Nel 2019 il Copasir invitava il governo a escludere Huawei e Zte dalla rete, sottolineando che le ragioni economiche non possono prevalere su quelle che attengono alla sicurezza nazionale. Da allora i vari governi hanno fatto poco o niente. Meglio agire, prima che sia troppo tardi
È di oggi la notizia che la Germania ha deciso la rimozione dei componenti prodotti dalle aziende cinesi Huawei e Zte dalle proprie reti mobili 5G. Una decisione che corrisponde a chiare ragioni di sicurezza nazionale, dovute alla natura delle aziende cinesi, alla legislazione nazionale cinese alla quale esse sono sottoposte e ai conseguenti rischi che ne derivano per la sicurezza nazionale e delle stesse reti.
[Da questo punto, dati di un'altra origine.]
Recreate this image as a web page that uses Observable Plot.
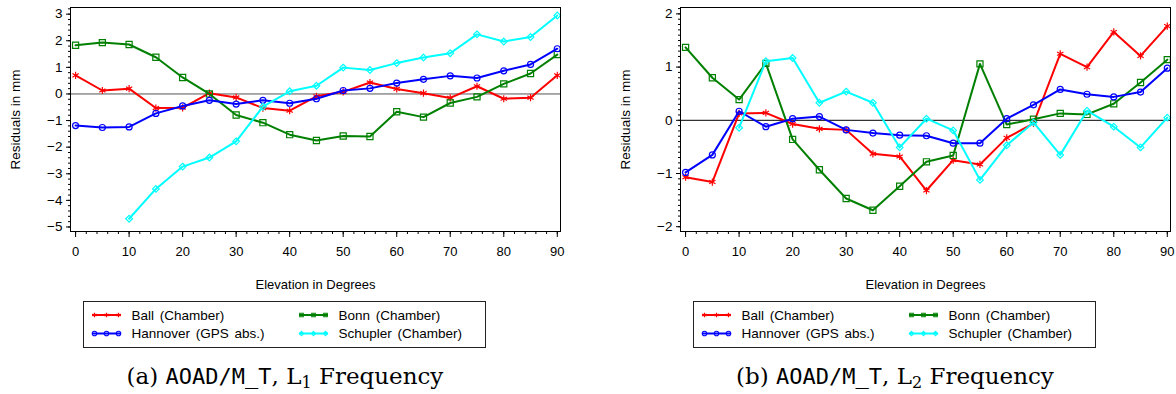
<!DOCTYPE html>
<html>
<head>
<meta charset="utf-8">
<script src="https://cdn.jsdelivr.net/npm/d3@7"></script>
<script src="https://cdn.jsdelivr.net/npm/@observablehq/plot@0.6"></script>
<style>
  html, body { margin: 0; padding: 0; background: #fff; }
  #root { position: relative; width: 1176px; height: 394px; overflow: hidden; }
  .panel { position: absolute; top: 0; width: 566px; height: 394px; }
  .panel > svg { position: absolute; left: 0; top: 0; }
</style>
</head>
<body>
<div id="root">
  <div class="panel" id="pa" style="left:0px"></div>
  <div class="panel" id="pb" style="left:610px"></div>
</div>
<script>
// ---------- data ----------
const elevations = [0, 5, 10, 15, 20, 25, 30, 35, 40, 45, 50, 55, 60, 65, 70, 75, 80, 85, 90];
const seriesNames = ["Ball (Chamber)", "Bonn (Chamber)", "Hannover (GPS abs.)", "Schupler (Chamber)"];

// L1 frequency residuals (mm)
const ballL1     = [0.70, 0.13, 0.20, -0.53, -0.52, 0.03, -0.13, -0.53, -0.63, -0.09, 0.08, 0.43, 0.19, 0.03, -0.15, 0.29, -0.18, -0.14, 0.70];
const bonnL1     = [1.83, 1.93, 1.86, 1.38, 0.62, 0.00, -0.79, -1.08, -1.53, -1.75, -1.58, -1.60, -0.67, -0.87, -0.34, -0.11, 0.38, 0.77, 1.48];
const hannoverL1 = [-1.19, -1.26, -1.24, -0.73, -0.45, -0.24, -0.38, -0.24, -0.35, -0.18, 0.13, 0.21, 0.41, 0.55, 0.68, 0.60, 0.87, 1.11, 1.70];
const schuplerL1 = [null, null, -4.69, -3.57, -2.73, -2.39, -1.78, -0.48, 0.10, 0.31, 0.99, 0.90, 1.16, 1.37, 1.53, 2.24, 1.97, 2.14, 2.95];

// L2 frequency residuals (mm)
const ballL2     = [-1.07, -1.16, 0.13, 0.14, -0.07, -0.16, -0.18, -0.63, -0.68, -1.32, -0.75, -0.83, -0.33, -0.06, 1.25, 1.00, 1.66, 1.21, 1.77];
const bonnL2     = [1.37, 0.80, 0.39, 1.07, -0.36, -0.93, -1.47, -1.69, -1.24, -0.78, -0.66, 1.06, -0.08, 0.02, 0.13, 0.11, 0.31, 0.71, 1.14];
const hannoverL2 = [-0.98, -0.65, 0.17, -0.12, 0.03, 0.07, -0.18, -0.24, -0.28, -0.29, -0.43, -0.43, 0.03, 0.29, 0.58, 0.49, 0.44, 0.53, 0.98];
const schuplerL2 = [null, null, -0.14, 1.11, 1.17, 0.33, 0.54, 0.33, -0.51, 0.03, -0.19, -1.12, -0.47, -0.04, -0.65, 0.18, -0.12, -0.51, 0.05];

// ticks
const xMajorTicks = [0, 10, 20, 30, 40, 50, 60, 70, 80, 90];
const yMajorTicksL1 = [-5, -4, -3, -2, -1, 0, 1, 2, 3];
const yMajorTicksL2 = [-2, -1, 0, 1, 2];

// ---------- styles ----------
const colors = ["#ff0000", "#008000", "#0000ff", "#00ffff"];
const symbols = ["asterisk", "square2", "circle", "diamond2"];
const radii = [3.4, 3.9, 3.0, 3.0];
const legendSymbols = [d3.symbolAsterisk, d3.symbolSquare2, d3.symbolCircle, d3.symbolDiamond2];
const legendSizes = [14, 16, 16, 12];

const FONT = "'Liberation Sans', Arial, sans-serif";
const fmtTick = d => (d < 0 ? "\u2212" + Math.abs(d) : String(d));

function makeChart(values, yDomain, yMajor, yMinorStep, zeroColor) {
  const marks = [];
  marks.push(Plot.ruleY([0], {stroke: zeroColor, strokeWidth: 1}));
  values.forEach((vals, i) => {
    const rows = elevations.map((e, j) => ({x: e, y: vals[j]})).filter(d => d.y != null);
    marks.push(Plot.line(rows, {x: "x", y: "y", stroke: colors[i], strokeWidth: 2}));
    marks.push(Plot.dot(rows, {x: "x", y: "y", stroke: colors[i], symbol: symbols[i], r: radii[i], strokeWidth: 1.2, fill: "none"}));
  });
  const n = Math.round(1 / yMinorStep);
  const yMinor = d3.range(Math.ceil(yDomain[0] * n), Math.floor(yDomain[1] * n) + 1).map(k => k / n);
  const xMinor = d3.range(0, 91, 2);
  marks.push(Plot.axisY(yMinor, {tickSize: 2, tickFormat: () => "", label: null}));
  marks.push(Plot.axisY(yMajor, {tickSize: 4, tickPadding: 4, tickFormat: fmtTick, fontSize: 13.5, label: "Residuals in mm", labelAnchor: "center", labelOffset: 60, labelArrow: "none"}));
  marks.push(Plot.axisX(xMinor, {tickSize: 3, tickFormat: () => "", label: null}));
  marks.push(Plot.axisX(xMajorTicks, {tickSize: 6, tickPadding: 9, tickFormat: fmtTick, label: "Elevation in Degrees", labelAnchor: "center", labelOffset: 57, labelArrow: "none"}));
  marks.push(Plot.frame({stroke: "#000", strokeWidth: 1}));
  return Plot.plot({
    width: 566, height: 295,
    marginLeft: 70, marginRight: 6, marginTop: 7, marginBottom: 64,
    x: {domain: [-0.95, 90.6], label: null},
    y: {domain: yDomain, label: null},
    style: {fontFamily: FONT, fontSize: "13px", color: "#000", background: "#fff"},
    marks
  });
}

function addOverlay(panel, tag, sub) {
  const svg = d3.select(panel).append("svg").attr("width", 566).attr("height", 394)
    .style("pointer-events", "none");
  // legend box
  svg.append("rect").attr("x", 83.5).attr("y", 301.5).attr("width", 402).attr("height", 46)
    .attr("fill", "#fff").attr("stroke", "#222").attr("stroke-width", 1);
  const pos = [[92, 315], [299, 315], [92, 333.5], [299, 333.5]];
  seriesNames.forEach((name, i) => {
    const [sx, sy] = pos[i];
    const g = svg.append("g");
    g.append("line").attr("x1", sx).attr("x2", sx + 29).attr("y1", sy).attr("y2", sy)
      .attr("stroke", colors[i]).attr("stroke-width", 2);
    [2.5, 14.5, 26.5].forEach(dx => {
      g.append("path").attr("d", d3.symbol(legendSymbols[i], legendSizes[i])())
        .attr("transform", `translate(${sx + dx},${sy})`)
        .attr("fill", "none").attr("stroke", colors[i]).attr("stroke-width", 1.1);
    });
    g.append("text").attr("x", sx + 39.5).attr("y", sy).attr("dy", "0.36em")
      .attr("font-family", FONT).attr("font-size", 13.5).attr("word-spacing", "2px")
      .attr("fill", "#000").text(name);
  });
  // caption
  const t = svg.append("text").attr("x", 285).attr("y", 384).attr("text-anchor", "middle")
    .attr("font-family", "'DejaVu Serif', 'Liberation Serif', serif").attr("font-size", 23).attr("fill", "#000");
  t.append("tspan").text(`(${tag}) `);
  t.append("tspan").attr("font-family", "'DejaVu Sans Mono', 'Liberation Mono', monospace").attr("font-size", 22).text("AOAD/M_T");
  t.append("tspan").text(", L");
  t.append("tspan").attr("font-size", 16).attr("dy", 4).text(sub);
  t.append("tspan").attr("dy", -4).text(" Frequency");
}

const pa = document.getElementById("pa");
const pb = document.getElementById("pb");
pa.append(makeChart([ballL1, bonnL1, hannoverL1, schuplerL1], [-5.17, 3.25], yMajorTicksL1, 0.2, "#555"));
addOverlay(pa, "a", "1");
pb.append(makeChart([ballL2, bonnL2, hannoverL2, schuplerL2], [-2.09, 2.12], yMajorTicksL2, 0.1, "#000"));
addOverlay(pb, "b", "2");
</script>
</body>
</html>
Del resto, provvedimenti analoghi sono stati assunti negli anni scorsi, oltre che dagli Stati Uniti, anche dalla Francia e la stessa Commissione europea ha evidenziato tali rischi e ha varato misure per mitigarli.
E in Italia? In Italia è dal 2019 che il Comitato parlamentare per la sicurezza della Repubblica ha approvato alla unanimità una relazione (di cui l’autore di questo articolo è stato relatore, ndr) con la quale riteneva “fondate le preoccupazioni circa l’ingresso delle aziende cinesi nelle attività di installazione, configurazione e mantenimento delle infrastrutture delle reti 5G”. Conseguentemente, il Comitato già allora invitava il governo e gli altri organi competenti a “valutare anche l’ipotesi, ove necessario per tutelare la sicurezza nazionale, di escludere le predette aziende (Huawei e Zte, ndr) dalla attività di fornitura di tecnologia per le reti 5G” e a considerare “molto seriamente” la possibilità di “limitare i rischi per le nostre infrastrutture di rete, anche attraverso provvedimenti nei confronti di operatori i cui legami, più o meno indiretti, con gli organi di governo del loro Paese (la Cina, ndr) appaiono evidenti”.
Che cosa è successo nel nostro Paese dopo tale allarmata relazione? Che cosa hanno fatto i vari governi e le diverse maggioranze parlamentari che nel frattempo, dal 2019 a oggi, si sono succeduti? Niente, poco o niente, spiace dirlo.
L’ipotesi raccomandata di una esclusione delle aziende cinesi dalle nostre infrastrutture di rete non è mai stata realmente presa in considerazione, benché fosse stato documentato che essa era possibile e sostenibile, sia giuridicamente che economicamente. Sono state invece prese alcune misure parziali, è vero. Sono stati rafforzati alcuni strumenti e alcune procedure, di comunicazione, controllo e salvaguardia. Ma tutti sanno che tali misure, tali strumenti e tali procedure, in un campo complesso e delicato come quello delle tecnologie digitali, telematiche, informatiche, cibernetiche, di comunicazione, sono insufficienti a eliminare i rischi e le minacce.
E i rischi per la sicurezza nazionale sono sempre inaccettabili, soprattutto quando le minacce sono sempre più invasive, penetranti e pericolose.
È giunto quindi il momento, magari proprio alla vigilia del programmato viaggio in Cina del nostro presidente del Consiglio, Giorgia Meloni, che governo e Parlamento facciano chiarezza, assumano una posizione univoca e difendano l’interesse nazionale. Gli altri interessi in ballo, economici, finanziari, commerciali, diplomatici sono enormi, lo sappiamo, coinvolgono nostre aziende, università, istituzioni, enti, cittadini. Ma, per dirla ancora con le parole della relazione del Copasir del 2019, “le pur significative esigenze commerciali e di mercato, che assumono un ruolo fondamentale in una economia aperta, non possono prevalere su quelle che attengono alla sicurezza nazionale”.
Con la Cina siamo già usciti, giustamente, grazie al governo Meloni, dalla Via della Seta, non lasciamo ora ancora aperte le porte delle nostre infrastrutture di rete e le finestre delle nostre case, facciamo anche noi che a uscire stavolta siano, finalmente, le aziende cinesi. Prima che sia troppo tardi.